== WHAT TO PRODUCE ==
Copy out every line exactly, passing over the pictures.

== RECORDED INFORMATION ==
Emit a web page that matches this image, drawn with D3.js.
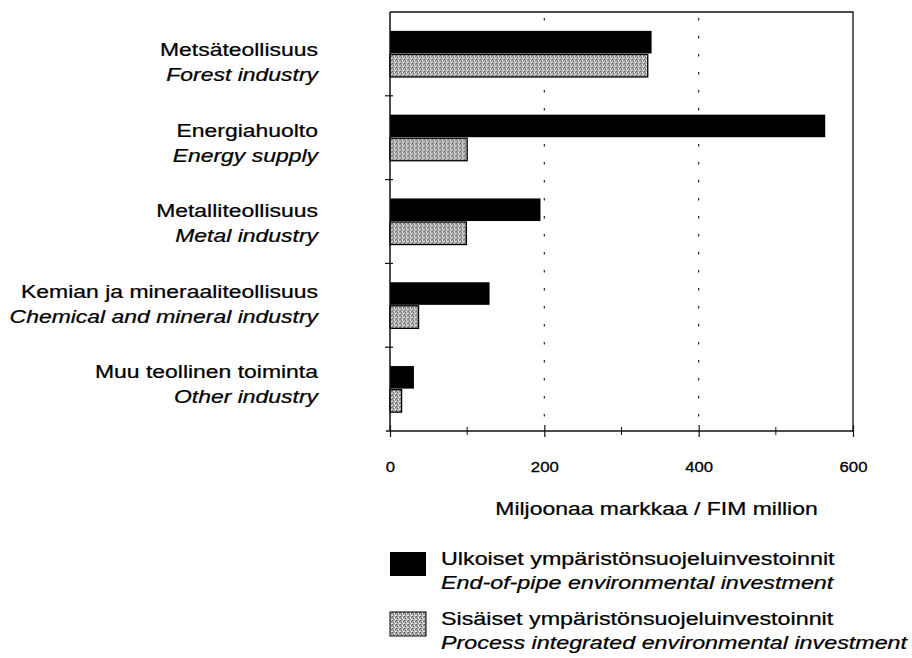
<!DOCTYPE html>
<html>
<head>
<meta charset="utf-8">
<script src="https://d3js.org/d3.v7.min.js"></script>
<style>
  body { margin: 0; background: #fff; }
  svg { display: block; font-family: "Liberation Sans", Arial, Helvetica, sans-serif; }
</style>
</head>
<body>
<div id="chart"></div>
<script>
var svgWidth = 912;
var svgHeight = 658;

// data
var categoriesFi = ["Metsäteollisuus", "Energiahuolto", "Metalliteollisuus", "Kemian ja mineraaliteollisuus", "Muu teollinen toiminta"];
var categoriesEn = ["Forest industry", "Energy supply", "Metal industry", "Chemical and mineral industry", "Other industry"];
var endOfPipe = [339, 564, 195, 129, 31];
var processIntegrated = [334, 100, 99, 37, 15];
var keys = ["endOfPipe", "processIntegrated"];
var majorTicks = [0, 200, 400, 600];
var minorTicks = [100, 300, 500];
var gridTicks = [200, 400];
var axisTitle = "Miljoonaa markkaa / FIM million";
var legendFi = ["Ulkoiset ympäristönsuojeluinvestoinnit", "Sisäiset ympäristönsuojeluinvestoinnit"];
var legendEn = ["End-of-pipe environmental investment", "Process integrated environmental investment"];

var plot = {left: 390, right: 853, top: 12, bottom: 431};
var stretch = 1.24; // the scanned lettering is wider than the font

var rows = categoriesFi.map(function(c, i) {
    return {fi: c, en: categoriesEn[i], endOfPipe: endOfPipe[i], processIntegrated: processIntegrated[i]};
});

var svg = d3.select("#chart").append("svg")
    .attr("width", svgWidth)
    .attr("height", svgHeight);

// grey stipple fill
var defs = svg.append("defs");
var pat = defs.append("pattern")
    .attr("id", "stipple")
    .attr("patternUnits", "userSpaceOnUse")
    .attr("width", 4).attr("height", 4);
pat.append("rect").attr("width", 4).attr("height", 4).attr("fill", "#a9a9a9");
[[0, 0, "#4a4a4a"], [2, 1, "#ffffff"], [1, 2, "#5a5a5a"], [3, 3, "#eeeeee"], [3, 1, "#707070"], [0, 3, "#e0e0e0"], [2, 2, "#d8d8d8"]].forEach(function(p) {
    pat.append("rect").attr("x", p[0]).attr("y", p[1]).attr("width", 1).attr("height", 1).attr("fill", p[2]);
});

var x = d3.scaleLinear()
    .domain([0, 600])
    .range([plot.left, plot.right]);

var y0 = d3.scaleBand()
    .domain(categoriesFi)
    .range([plot.top, plot.bottom])
    .paddingInner(0.45)
    .paddingOuter(0.225);

var y1 = d3.scaleBand()
    .domain(keys)
    .range([0, y0.bandwidth()])
    .paddingInner(0.04);

// label baselines sit slightly off the bar groups in the scan
var yLabel = d3.scalePoint()
    .domain(categoriesFi)
    .range([56, 378]);

var color = {endOfPipe: "#000", processIntegrated: "url(#stipple)"};

// dotted gridlines
svg.append("g").selectAll("line")
    .data(gridTicks)
    .enter().append("line")
    .attr("x1", function(d) { return x(d); })
    .attr("x2", function(d) { return x(d); })
    .attr("y1", plot.top + 6)
    .attr("y2", plot.bottom)
    .attr("stroke", "#222")
    .attr("stroke-width", 1.2)
    .attr("stroke-dasharray", "2.5,15.5");

// frame: top and right
svg.append("path")
    .attr("d", "M" + plot.left + "," + plot.top + "H" + plot.right + "V" + plot.bottom)
    .attr("fill", "none")
    .attr("stroke", "#111")
    .attr("stroke-width", 1.3);

// bars
var group = svg.append("g").selectAll("g")
    .data(rows)
    .enter().append("g")
    .attr("transform", function(d) { return "translate(0," + y0(d.fi) + ")"; });

group.selectAll("rect")
    .data(function(d) { return keys.map(function(k) { return {key: k, value: d[k]}; }); })
    .enter().append("rect")
    .attr("x", x(0))
    .attr("y", function(d) { return y1(d.key); })
    .attr("width", function(d) { return x(d.value) - x(0); })
    .attr("height", y1.bandwidth())
    .attr("fill", function(d) { return color[d.key]; })
    .attr("stroke", "#000")
    .attr("stroke-width", function(d) { return d.key == "endOfPipe" ? 0 : 1.3; });

// left axis line and category boundary ticks
svg.append("line")
    .attr("x1", plot.left).attr("x2", plot.left)
    .attr("y1", plot.top).attr("y2", plot.bottom)
    .attr("stroke", "#111").attr("stroke-width", 1.5);

var boundaries = categoriesFi.slice(1).map(function(c) {
    return y0(c) - y0.step() * y0.paddingInner() / 2;
});
svg.append("g").selectAll("line")
    .data(boundaries)
    .enter().append("line")
    .attr("x1", plot.left - 5).attr("x2", plot.left + 3)
    .attr("y1", function(d) { return d; })
    .attr("y2", function(d) { return d; })
    .attr("stroke", "#111").attr("stroke-width", 1.2);

// bottom axis
var xAxis = d3.axisBottom(x)
    .tickValues(majorTicks)
    .tickSize(6)
    .tickPadding(24)
    .tickFormat(d3.format("d"));

var gx = svg.append("g")
    .attr("transform", "translate(0," + plot.bottom + ")")
    .call(xAxis);
gx.select(".domain").remove();
gx.selectAll(".tick line").attr("y1", -6).attr("y2", 6).attr("stroke", "#111").attr("stroke-width", 1.2);
gx.selectAll(".tick text")
    .attr("font-size", 15.5)
    .attr("font-family", "Liberation Sans, Arial, sans-serif")
    .attr("fill", "#000")
    .attr("stroke", "#000")
    .attr("stroke-width", 0.3)
    .attr("transform", "scale(1.08,1)");

svg.append("g").selectAll("line")
    .data(minorTicks)
    .enter().append("line")
    .attr("x1", function(d) { return x(d); })
    .attr("x2", function(d) { return x(d); })
    .attr("y1", plot.bottom - 4)
    .attr("y2", plot.bottom + 4)
    .attr("stroke", "#111").attr("stroke-width", 1);

svg.append("line")
    .attr("x1", plot.left - 4).attr("x2", plot.right)
    .attr("y1", plot.bottom).attr("y2", plot.bottom)
    .attr("stroke", "#111").attr("stroke-width", 1.5);

// helper for stretched text
function stretchedText(parent, tx, ty, str, anchor, italic, size) {
    parent.append("g")
        .attr("transform", "translate(" + tx + "," + ty + ") scale(" + stretch + ",1)")
        .append("text")
        .attr("text-anchor", anchor)
        .attr("font-size", size)
        .attr("font-style", italic ? "italic" : "normal")
        .attr("fill", "#000")
        .attr("stroke", "#000")
        .attr("stroke-width", 0.25)
        .text(str);
}

// category labels
var labels = svg.append("g");
rows.forEach(function(d) {
    stretchedText(labels, 318, yLabel(d.fi), d.fi, "end", false, 18.5);
    stretchedText(labels, 318, yLabel(d.fi) + 25, d.en, "end", true, 18.5);
});

// axis title
stretchedText(svg, x(300) + 35, 515, axisTitle, "middle", false, 18.5);

// legend
var legend = svg.append("g");
var legendTop = [552, 612];
keys.forEach(function(k, i) {
    legend.append("rect")
        .attr("x", 390)
        .attr("y", legendTop[i])
        .attr("width", 36)
        .attr("height", 24)
        .attr("fill", color[k])
        .attr("stroke", "#000")
        .attr("stroke-width", i == 0 ? 0 : 1);
    stretchedText(legend, 441, legendTop[i] + 13, legendFi[i], "start", false, 18.8);
    stretchedText(legend, 441, legendTop[i] + 37, legendEn[i], "start", true, 18.8);
});
</script>
</body>
</html>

== THE ANSWER ==
Emit a web page that matches this image, drawn with D3.js.
<!DOCTYPE html>
<html>
<head>
<meta charset="utf-8">
<script src="https://d3js.org/d3.v7.min.js"></script>
<style>
  body { margin: 0; background: #fff; }
  svg { display: block; font-family: "Liberation Sans", Arial, Helvetica, sans-serif; }
</style>
</head>
<body>
<div id="chart"></div>
<script>
var svgWidth = 912;
var svgHeight = 658;

// data
var categoriesFi = ["Metsäteollisuus", "Energiahuolto", "Metalliteollisuus", "Kemian ja mineraaliteollisuus", "Muu teollinen toiminta"];
var categoriesEn = ["Forest industry", "Energy supply", "Metal industry", "Chemical and mineral industry", "Other industry"];
var endOfPipe = [339, 564, 195, 129, 31];
var processIntegrated = [334, 100, 99, 37, 15];
var keys = ["endOfPipe", "processIntegrated"];
var majorTicks = [0, 200, 400, 600];
var minorTicks = [100, 300, 500];
var gridTicks = [200, 400];
var axisTitle = "Miljoonaa markkaa / FIM million";
var legendFi = ["Ulkoiset ympäristönsuojeluinvestoinnit", "Sisäiset ympäristönsuojeluinvestoinnit"];
var legendEn = ["End-of-pipe environmental investment", "Process integrated environmental investment"];

var plot = {left: 390, right: 853, top: 12, bottom: 431};
var stretch = 1.24; // the scanned lettering is wider than the font

var rows = categoriesFi.map(function(c, i) {
    return {fi: c, en: categoriesEn[i], endOfPipe: endOfPipe[i], processIntegrated: processIntegrated[i]};
});

var svg = d3.select("#chart").append("svg")
    .attr("width", svgWidth)
    .attr("height", svgHeight);

// grey stipple fill
var defs = svg.append("defs");
var pat = defs.append("pattern")
    .attr("id", "stipple")
    .attr("patternUnits", "userSpaceOnUse")
    .attr("width", 4).attr("height", 4);
pat.append("rect").attr("width", 4).attr("height", 4).attr("fill", "#a9a9a9");
[[0, 0, "#4a4a4a"], [2, 1, "#ffffff"], [1, 2, "#5a5a5a"], [3, 3, "#eeeeee"], [3, 1, "#707070"], [0, 3, "#e0e0e0"], [2, 2, "#d8d8d8"]].forEach(function(p) {
    pat.append("rect").attr("x", p[0]).attr("y", p[1]).attr("width", 1).attr("height", 1).attr("fill", p[2]);
});

var x = d3.scaleLinear()
    .domain([0, 600])
    .range([plot.left, plot.right]);

var y0 = d3.scaleBand()
    .domain(categoriesFi)
    .range([plot.top, plot.bottom])
    .paddingInner(0.45)
    .paddingOuter(0.225);

var y1 = d3.scaleBand()
    .domain(keys)
    .range([0, y0.bandwidth()])
    .paddingInner(0.04);

// label baselines sit slightly off the bar groups in the scan
var yLabel = d3.scalePoint()
    .domain(categoriesFi)
    .range([56, 378]);

var color = {endOfPipe: "#000", processIntegrated: "url(#stipple)"};

// dotted gridlines
svg.append("g").selectAll("line")
    .data(gridTicks)
    .enter().append("line")
    .attr("x1", function(d) { return x(d); })
    .attr("x2", function(d) { return x(d); })
    .attr("y1", plot.top + 6)
    .attr("y2", plot.bottom)
    .attr("stroke", "#222")
    .attr("stroke-width", 1.2)
    .attr("stroke-dasharray", "2.5,15.5");

// frame: top and right
svg.append("path")
    .attr("d", "M" + plot.left + "," + plot.top + "H" + plot.right + "V" + plot.bottom)
    .attr("fill", "none")
    .attr("stroke", "#111")
    .attr("stroke-width", 1.3);

// bars
var group = svg.append("g").selectAll("g")
    .data(rows)
    .enter().append("g")
    .attr("transform", function(d) { return "translate(0," + y0(d.fi) + ")"; });

group.selectAll("rect")
    .data(function(d) { return keys.map(function(k) { return {key: k, value: d[k]}; }); })
    .enter().append("rect")
    .attr("x", x(0))
    .attr("y", function(d) { return y1(d.key); })
    .attr("width", function(d) { return x(d.value) - x(0); })
    .attr("height", y1.bandwidth())
    .attr("fill", function(d) { return color[d.key]; })
    .attr("stroke", "#000")
    .attr("stroke-width", function(d) { return d.key == "endOfPipe" ? 0 : 1.3; });

// left axis line and category boundary ticks
svg.append("line")
    .attr("x1", plot.left).attr("x2", plot.left)
    .attr("y1", plot.top).attr("y2", plot.bottom)
    .attr("stroke", "#111").attr("stroke-width", 1.5);

var boundaries = categoriesFi.slice(1).map(function(c) {
    return y0(c) - y0.step() * y0.paddingInner() / 2;
});
svg.append("g").selectAll("line")
    .data(boundaries)
    .enter().append("line")
    .attr("x1", plot.left - 5).attr("x2", plot.left + 3)
    .attr("y1", function(d) { return d; })
    .attr("y2", function(d) { return d; })
    .attr("stroke", "#111").attr("stroke-width", 1.2);

// bottom axis
var xAxis = d3.axisBottom(x)
    .tickValues(majorTicks)
    .tickSize(6)
    .tickPadding(24)
    .tickFormat(d3.format("d"));

var gx = svg.append("g")
    .attr("transform", "translate(0," + plot.bottom + ")")
    .call(xAxis);
gx.select(".domain").remove();
gx.selectAll(".tick line").attr("y1", -6).attr("y2", 6).attr("stroke", "#111").attr("stroke-width", 1.2);
gx.selectAll(".tick text")
    .attr("font-size", 15.5)
    .attr("font-family", "Liberation Sans, Arial, sans-serif")
    .attr("fill", "#000")
    .attr("stroke", "#000")
    .attr("stroke-width", 0.3)
    .attr("transform", "scale(1.08,1)");

svg.append("g").selectAll("line")
    .data(minorTicks)
    .enter().append("line")
    .attr("x1", function(d) { return x(d); })
    .attr("x2", function(d) { return x(d); })
    .attr("y1", plot.bottom - 4)
    .attr("y2", plot.bottom + 4)
    .attr("stroke", "#111").attr("stroke-width", 1);

svg.append("line")
    .attr("x1", plot.left - 4).attr("x2", plot.right)
    .attr("y1", plot.bottom).attr("y2", plot.bottom)
    .attr("stroke", "#111").attr("stroke-width", 1.5);

// helper for stretched text
function stretchedText(parent, tx, ty, str, anchor, italic, size) {
    parent.append("g")
        .attr("transform", "translate(" + tx + "," + ty + ") scale(" + stretch + ",1)")
        .append("text")
        .attr("text-anchor", anchor)
        .attr("font-size", size)
        .attr("font-style", italic ? "italic" : "normal")
        .attr("fill", "#000")
        .attr("stroke", "#000")
        .attr("stroke-width", 0.25)
        .text(str);
}

// category labels
var labels = svg.append("g");
rows.forEach(function(d) {
    stretchedText(labels, 318, yLabel(d.fi), d.fi, "end", false, 18.5);
    stretchedText(labels, 318, yLabel(d.fi) + 25, d.en, "end", true, 18.5);
});

// axis title
stretchedText(svg, x(300) + 35, 515, axisTitle, "middle", false, 18.5);

// legend
var legend = svg.append("g");
var legendTop = [552, 612];
keys.forEach(function(k, i) {
    legend.append("rect")
        .attr("x", 390)
        .attr("y", legendTop[i])
        .attr("width", 36)
        .attr("height", 24)
        .attr("fill", color[k])
        .attr("stroke", "#000")
        .attr("stroke-width", i == 0 ? 0 : 1);
    stretchedText(legend, 441, legendTop[i] + 13, legendFi[i], "start", false, 18.8);
    stretchedText(legend, 441, legendTop[i] + 37, legendEn[i], "start", true, 18.8);
});
</script>
</body>
</html>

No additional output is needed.